• Records for this exercise:
___

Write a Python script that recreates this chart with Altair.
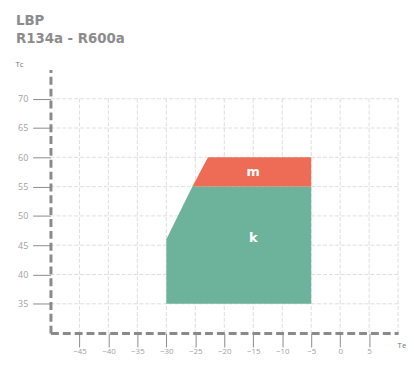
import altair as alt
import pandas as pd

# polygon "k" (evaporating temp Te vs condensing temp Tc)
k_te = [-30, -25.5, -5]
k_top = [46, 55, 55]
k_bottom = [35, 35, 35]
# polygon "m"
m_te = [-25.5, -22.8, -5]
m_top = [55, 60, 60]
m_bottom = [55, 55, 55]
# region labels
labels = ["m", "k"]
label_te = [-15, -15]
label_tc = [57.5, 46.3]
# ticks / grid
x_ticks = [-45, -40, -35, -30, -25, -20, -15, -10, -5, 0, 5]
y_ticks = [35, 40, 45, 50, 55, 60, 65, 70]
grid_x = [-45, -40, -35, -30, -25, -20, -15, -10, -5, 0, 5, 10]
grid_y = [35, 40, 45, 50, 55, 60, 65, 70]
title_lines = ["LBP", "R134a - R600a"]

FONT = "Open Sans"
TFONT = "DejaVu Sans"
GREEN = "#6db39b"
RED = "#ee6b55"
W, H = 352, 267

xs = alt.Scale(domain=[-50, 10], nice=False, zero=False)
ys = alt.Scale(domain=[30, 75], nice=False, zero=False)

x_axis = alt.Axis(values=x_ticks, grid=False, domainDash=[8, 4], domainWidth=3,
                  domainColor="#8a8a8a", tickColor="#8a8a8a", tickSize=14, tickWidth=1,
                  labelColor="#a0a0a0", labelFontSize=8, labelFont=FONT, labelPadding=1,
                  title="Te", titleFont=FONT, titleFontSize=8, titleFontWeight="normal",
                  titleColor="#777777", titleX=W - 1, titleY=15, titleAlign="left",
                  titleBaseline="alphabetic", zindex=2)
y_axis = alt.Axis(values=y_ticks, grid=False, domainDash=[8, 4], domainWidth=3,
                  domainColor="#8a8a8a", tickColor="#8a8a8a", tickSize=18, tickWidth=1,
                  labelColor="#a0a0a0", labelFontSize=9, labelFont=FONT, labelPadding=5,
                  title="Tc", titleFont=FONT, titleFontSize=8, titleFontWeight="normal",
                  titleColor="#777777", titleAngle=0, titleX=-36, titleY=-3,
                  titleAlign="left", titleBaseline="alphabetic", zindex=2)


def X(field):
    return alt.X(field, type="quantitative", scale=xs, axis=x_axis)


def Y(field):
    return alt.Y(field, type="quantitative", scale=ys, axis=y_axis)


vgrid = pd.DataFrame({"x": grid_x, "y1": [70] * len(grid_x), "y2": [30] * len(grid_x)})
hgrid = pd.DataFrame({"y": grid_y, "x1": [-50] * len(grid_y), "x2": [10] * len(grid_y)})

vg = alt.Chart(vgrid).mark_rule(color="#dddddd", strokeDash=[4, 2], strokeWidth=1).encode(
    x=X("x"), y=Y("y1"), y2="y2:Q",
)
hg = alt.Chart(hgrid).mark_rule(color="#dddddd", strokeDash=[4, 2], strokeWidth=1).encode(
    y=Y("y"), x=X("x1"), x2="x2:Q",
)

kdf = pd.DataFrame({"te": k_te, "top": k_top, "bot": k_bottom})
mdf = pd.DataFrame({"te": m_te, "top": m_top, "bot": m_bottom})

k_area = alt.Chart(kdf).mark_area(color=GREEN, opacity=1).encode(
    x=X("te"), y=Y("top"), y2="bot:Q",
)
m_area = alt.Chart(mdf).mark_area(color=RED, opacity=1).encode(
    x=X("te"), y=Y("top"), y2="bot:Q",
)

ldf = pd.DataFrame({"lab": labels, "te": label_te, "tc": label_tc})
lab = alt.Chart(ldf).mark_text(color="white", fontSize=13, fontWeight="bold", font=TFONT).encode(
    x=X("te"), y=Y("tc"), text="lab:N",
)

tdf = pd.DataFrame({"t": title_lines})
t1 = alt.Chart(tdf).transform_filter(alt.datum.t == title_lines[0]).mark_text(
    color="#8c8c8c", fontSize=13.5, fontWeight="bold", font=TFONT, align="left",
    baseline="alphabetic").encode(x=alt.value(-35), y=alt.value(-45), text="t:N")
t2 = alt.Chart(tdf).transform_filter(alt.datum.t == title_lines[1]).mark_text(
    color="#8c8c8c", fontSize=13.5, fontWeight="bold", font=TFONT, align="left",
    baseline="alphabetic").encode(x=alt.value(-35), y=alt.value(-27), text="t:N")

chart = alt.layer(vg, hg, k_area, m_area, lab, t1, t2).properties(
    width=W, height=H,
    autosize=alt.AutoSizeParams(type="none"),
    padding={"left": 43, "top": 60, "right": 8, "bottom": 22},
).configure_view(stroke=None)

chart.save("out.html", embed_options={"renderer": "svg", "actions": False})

___

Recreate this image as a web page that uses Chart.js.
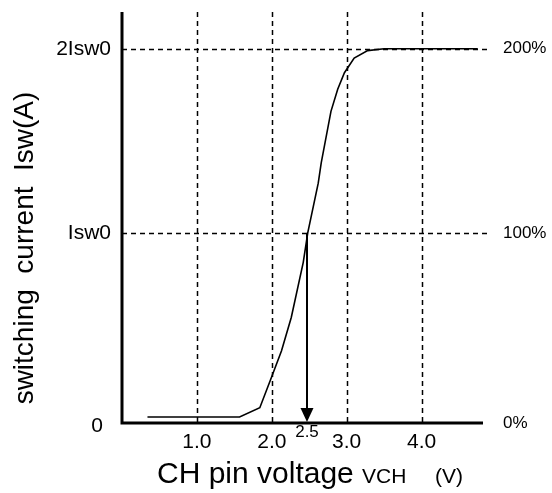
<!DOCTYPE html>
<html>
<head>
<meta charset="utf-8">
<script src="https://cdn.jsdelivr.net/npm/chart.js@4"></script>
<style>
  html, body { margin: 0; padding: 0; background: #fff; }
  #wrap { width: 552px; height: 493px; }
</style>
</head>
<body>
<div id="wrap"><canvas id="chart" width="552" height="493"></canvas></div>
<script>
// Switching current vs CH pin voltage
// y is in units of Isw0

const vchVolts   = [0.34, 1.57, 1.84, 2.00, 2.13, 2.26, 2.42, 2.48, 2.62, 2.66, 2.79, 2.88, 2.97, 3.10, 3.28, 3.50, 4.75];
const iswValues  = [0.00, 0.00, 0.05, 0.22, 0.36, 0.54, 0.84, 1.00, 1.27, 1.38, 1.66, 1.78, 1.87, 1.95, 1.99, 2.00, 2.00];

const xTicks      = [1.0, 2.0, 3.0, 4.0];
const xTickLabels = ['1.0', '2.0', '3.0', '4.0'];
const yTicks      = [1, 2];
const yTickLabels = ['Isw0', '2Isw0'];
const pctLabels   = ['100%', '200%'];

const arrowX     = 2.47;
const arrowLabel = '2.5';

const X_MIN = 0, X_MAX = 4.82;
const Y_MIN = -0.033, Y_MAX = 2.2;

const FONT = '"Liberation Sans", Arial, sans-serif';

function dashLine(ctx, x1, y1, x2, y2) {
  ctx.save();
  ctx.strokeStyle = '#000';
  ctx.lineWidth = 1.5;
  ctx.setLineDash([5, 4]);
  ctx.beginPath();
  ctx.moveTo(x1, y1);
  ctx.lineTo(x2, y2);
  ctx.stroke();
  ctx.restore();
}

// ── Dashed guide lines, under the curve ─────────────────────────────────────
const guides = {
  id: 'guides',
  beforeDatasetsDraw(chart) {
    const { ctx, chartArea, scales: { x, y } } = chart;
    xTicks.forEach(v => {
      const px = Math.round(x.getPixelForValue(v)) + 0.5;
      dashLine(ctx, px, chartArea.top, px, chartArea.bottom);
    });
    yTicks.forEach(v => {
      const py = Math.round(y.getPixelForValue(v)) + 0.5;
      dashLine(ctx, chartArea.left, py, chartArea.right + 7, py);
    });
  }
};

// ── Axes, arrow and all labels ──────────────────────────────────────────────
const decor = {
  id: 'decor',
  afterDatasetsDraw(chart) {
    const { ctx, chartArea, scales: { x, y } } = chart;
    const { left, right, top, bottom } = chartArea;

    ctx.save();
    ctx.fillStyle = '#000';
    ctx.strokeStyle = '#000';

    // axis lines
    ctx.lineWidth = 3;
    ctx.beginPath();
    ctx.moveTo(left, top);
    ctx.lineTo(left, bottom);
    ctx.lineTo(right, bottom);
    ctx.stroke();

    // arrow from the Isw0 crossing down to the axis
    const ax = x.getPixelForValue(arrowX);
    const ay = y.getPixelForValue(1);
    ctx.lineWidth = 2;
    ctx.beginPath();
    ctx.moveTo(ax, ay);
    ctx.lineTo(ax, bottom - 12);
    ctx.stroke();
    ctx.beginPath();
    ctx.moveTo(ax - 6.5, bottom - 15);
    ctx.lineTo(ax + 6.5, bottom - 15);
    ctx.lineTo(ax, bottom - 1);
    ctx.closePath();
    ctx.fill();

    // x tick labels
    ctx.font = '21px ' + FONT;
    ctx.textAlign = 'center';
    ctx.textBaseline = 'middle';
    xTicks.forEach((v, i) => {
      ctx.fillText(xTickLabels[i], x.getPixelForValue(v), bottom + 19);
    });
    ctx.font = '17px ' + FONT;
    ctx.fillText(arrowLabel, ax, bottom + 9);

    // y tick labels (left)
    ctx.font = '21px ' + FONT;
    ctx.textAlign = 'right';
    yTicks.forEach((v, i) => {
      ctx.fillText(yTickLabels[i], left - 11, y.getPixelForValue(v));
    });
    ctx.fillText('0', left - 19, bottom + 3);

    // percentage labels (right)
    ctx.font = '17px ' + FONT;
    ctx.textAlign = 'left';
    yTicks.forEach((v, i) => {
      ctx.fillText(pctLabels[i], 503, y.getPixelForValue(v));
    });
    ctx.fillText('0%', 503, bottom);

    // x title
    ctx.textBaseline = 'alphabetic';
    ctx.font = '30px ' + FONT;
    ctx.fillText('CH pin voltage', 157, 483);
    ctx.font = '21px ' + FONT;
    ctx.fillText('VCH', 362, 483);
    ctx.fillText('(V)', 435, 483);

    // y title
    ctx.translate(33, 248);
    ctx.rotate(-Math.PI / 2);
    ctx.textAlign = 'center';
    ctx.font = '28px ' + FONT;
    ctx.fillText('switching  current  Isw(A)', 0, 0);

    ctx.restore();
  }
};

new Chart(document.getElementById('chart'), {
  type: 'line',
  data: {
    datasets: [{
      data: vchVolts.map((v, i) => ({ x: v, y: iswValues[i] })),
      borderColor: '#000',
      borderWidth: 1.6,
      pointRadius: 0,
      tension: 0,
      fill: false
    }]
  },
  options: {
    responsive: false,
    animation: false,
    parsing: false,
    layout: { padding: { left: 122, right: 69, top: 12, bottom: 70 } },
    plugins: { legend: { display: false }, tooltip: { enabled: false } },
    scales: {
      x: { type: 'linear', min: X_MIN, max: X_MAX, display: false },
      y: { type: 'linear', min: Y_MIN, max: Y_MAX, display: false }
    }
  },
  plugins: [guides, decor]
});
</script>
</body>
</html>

___

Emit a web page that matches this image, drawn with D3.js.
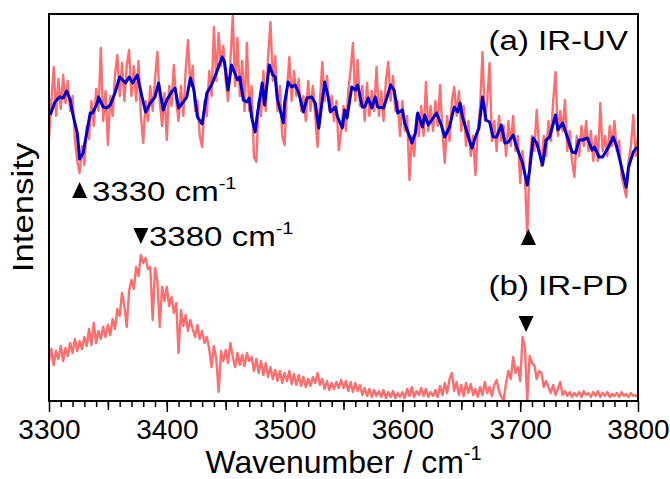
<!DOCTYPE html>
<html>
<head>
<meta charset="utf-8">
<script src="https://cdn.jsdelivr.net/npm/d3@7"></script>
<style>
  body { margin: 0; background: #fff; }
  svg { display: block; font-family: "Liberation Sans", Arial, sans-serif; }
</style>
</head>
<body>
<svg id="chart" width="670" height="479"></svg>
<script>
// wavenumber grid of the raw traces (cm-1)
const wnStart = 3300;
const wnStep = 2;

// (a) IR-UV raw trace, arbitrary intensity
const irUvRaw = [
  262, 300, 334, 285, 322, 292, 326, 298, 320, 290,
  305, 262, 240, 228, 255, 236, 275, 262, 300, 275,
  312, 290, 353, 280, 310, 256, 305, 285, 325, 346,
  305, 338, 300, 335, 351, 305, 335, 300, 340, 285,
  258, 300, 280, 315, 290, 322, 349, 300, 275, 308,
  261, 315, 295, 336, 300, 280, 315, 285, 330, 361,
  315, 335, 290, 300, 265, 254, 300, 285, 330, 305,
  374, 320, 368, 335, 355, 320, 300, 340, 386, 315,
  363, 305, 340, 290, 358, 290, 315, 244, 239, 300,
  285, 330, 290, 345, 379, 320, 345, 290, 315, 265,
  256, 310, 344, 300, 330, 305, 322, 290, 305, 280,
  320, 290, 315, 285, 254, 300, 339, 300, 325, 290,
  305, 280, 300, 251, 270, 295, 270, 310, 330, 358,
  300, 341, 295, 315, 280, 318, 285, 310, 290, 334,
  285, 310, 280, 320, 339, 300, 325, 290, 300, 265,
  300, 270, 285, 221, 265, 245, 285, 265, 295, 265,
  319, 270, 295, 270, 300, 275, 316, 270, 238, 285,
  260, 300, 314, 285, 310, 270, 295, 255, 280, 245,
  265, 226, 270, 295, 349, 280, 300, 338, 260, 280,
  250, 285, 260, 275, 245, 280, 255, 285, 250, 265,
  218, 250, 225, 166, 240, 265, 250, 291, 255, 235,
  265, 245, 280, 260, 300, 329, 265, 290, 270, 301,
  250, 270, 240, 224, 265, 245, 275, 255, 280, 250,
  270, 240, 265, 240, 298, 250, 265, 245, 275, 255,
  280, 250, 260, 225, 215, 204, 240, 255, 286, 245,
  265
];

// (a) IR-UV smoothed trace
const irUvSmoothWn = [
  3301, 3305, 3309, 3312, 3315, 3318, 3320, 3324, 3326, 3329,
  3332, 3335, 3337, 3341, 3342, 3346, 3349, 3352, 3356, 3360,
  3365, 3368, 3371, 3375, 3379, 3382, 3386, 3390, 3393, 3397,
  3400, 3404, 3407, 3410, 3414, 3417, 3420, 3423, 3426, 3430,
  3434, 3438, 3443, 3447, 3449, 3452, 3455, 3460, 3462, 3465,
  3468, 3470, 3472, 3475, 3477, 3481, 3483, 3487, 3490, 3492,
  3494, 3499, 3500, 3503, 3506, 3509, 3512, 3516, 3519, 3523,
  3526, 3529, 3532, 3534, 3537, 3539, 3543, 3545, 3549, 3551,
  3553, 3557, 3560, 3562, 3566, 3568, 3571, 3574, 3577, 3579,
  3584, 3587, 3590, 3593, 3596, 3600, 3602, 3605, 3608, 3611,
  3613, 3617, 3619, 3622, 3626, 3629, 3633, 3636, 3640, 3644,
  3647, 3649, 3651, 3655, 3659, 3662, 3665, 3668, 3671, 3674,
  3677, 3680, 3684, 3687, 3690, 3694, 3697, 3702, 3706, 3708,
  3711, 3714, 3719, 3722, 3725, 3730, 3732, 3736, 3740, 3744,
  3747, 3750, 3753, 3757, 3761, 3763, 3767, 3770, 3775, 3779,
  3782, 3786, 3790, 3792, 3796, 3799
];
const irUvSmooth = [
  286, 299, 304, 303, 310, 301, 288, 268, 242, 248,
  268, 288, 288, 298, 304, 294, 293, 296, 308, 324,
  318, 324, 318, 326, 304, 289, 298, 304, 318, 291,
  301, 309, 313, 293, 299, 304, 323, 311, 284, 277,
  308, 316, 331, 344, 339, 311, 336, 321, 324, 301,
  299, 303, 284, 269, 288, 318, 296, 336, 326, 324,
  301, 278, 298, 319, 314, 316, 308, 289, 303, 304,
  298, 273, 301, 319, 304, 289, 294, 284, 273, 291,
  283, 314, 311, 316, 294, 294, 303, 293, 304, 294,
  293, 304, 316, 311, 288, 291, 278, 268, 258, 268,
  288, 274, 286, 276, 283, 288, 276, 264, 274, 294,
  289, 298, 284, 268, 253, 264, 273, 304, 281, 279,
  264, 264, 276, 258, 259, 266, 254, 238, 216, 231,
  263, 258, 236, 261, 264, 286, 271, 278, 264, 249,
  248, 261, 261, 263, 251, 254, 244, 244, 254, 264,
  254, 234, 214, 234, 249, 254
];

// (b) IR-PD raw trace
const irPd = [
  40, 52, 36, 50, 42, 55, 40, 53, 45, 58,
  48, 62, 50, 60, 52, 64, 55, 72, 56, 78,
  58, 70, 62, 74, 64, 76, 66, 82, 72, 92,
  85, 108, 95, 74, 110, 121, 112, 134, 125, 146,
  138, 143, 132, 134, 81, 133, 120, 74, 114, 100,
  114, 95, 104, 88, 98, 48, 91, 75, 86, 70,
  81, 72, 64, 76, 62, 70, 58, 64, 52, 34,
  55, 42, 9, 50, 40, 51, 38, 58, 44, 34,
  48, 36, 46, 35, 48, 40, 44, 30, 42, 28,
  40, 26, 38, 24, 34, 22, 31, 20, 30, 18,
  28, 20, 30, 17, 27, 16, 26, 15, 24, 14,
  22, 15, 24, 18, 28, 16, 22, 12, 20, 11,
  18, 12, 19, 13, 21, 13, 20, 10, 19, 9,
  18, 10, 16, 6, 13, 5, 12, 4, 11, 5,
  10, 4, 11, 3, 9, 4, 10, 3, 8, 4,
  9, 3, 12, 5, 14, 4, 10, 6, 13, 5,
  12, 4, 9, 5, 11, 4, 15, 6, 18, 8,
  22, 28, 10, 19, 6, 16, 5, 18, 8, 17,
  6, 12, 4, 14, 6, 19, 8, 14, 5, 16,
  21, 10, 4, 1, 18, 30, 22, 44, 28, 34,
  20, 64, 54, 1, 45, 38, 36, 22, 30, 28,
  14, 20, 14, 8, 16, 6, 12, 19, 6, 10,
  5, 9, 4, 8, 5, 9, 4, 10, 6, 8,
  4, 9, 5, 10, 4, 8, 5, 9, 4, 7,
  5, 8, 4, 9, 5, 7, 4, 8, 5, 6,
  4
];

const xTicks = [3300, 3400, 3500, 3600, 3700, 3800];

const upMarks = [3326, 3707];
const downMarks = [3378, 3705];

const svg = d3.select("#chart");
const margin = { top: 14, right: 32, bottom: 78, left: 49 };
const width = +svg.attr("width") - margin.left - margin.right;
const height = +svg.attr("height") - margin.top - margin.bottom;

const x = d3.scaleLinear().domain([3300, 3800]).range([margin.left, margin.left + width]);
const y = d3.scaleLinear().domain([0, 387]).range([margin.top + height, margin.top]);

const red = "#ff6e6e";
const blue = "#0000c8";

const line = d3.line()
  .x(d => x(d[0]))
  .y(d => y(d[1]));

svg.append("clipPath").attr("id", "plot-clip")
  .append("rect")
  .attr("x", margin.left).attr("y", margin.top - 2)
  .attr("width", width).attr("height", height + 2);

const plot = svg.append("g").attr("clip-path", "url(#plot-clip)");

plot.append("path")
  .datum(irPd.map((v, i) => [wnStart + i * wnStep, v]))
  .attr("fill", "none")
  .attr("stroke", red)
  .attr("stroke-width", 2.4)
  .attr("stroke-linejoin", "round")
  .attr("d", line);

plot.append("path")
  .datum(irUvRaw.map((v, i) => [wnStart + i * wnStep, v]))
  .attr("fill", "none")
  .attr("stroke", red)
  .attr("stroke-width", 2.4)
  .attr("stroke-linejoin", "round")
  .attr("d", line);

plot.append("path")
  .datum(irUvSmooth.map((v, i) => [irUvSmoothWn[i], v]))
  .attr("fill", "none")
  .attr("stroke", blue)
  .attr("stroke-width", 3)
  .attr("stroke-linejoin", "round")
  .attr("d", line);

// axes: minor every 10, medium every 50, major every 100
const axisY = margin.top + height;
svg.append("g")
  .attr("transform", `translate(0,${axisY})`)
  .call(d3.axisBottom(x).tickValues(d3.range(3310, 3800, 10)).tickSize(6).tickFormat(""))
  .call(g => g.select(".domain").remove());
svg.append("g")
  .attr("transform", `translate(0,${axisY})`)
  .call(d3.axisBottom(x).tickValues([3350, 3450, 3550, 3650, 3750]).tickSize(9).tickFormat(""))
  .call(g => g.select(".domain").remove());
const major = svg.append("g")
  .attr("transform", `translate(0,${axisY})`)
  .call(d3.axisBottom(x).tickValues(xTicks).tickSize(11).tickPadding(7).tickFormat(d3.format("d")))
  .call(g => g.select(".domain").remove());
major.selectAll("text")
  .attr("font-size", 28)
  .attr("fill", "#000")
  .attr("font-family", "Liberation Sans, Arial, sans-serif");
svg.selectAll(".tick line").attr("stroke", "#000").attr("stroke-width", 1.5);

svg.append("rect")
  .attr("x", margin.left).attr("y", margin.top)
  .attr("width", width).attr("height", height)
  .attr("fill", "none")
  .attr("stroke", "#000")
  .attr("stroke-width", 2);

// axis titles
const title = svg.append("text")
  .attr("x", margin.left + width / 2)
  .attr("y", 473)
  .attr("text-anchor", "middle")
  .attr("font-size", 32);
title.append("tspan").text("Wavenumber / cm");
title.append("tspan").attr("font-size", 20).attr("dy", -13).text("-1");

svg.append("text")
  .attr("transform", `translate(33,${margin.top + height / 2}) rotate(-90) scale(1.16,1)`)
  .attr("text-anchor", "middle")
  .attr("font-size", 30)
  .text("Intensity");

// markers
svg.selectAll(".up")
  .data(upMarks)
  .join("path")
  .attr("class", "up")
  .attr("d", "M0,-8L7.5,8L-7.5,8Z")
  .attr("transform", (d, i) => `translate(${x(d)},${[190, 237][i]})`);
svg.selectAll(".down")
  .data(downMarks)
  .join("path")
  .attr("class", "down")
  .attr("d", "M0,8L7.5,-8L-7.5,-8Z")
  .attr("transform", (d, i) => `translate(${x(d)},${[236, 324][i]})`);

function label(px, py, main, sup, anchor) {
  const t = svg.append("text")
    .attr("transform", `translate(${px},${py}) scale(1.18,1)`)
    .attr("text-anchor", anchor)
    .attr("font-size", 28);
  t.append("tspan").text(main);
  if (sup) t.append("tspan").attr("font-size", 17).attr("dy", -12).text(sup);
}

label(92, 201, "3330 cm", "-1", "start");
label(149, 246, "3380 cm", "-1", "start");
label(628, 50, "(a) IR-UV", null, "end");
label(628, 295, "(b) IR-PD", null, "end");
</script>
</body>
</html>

___

• Task to carry out: The lines you need run from the one containing "Write a Python" down to the one containing "import pandas as pd"; print them exactly, both ends included, and leave out pictures.

• Exercise answer:
Write a Python script that recreates this chart with Altair.
import altair as alt
import pandas as pd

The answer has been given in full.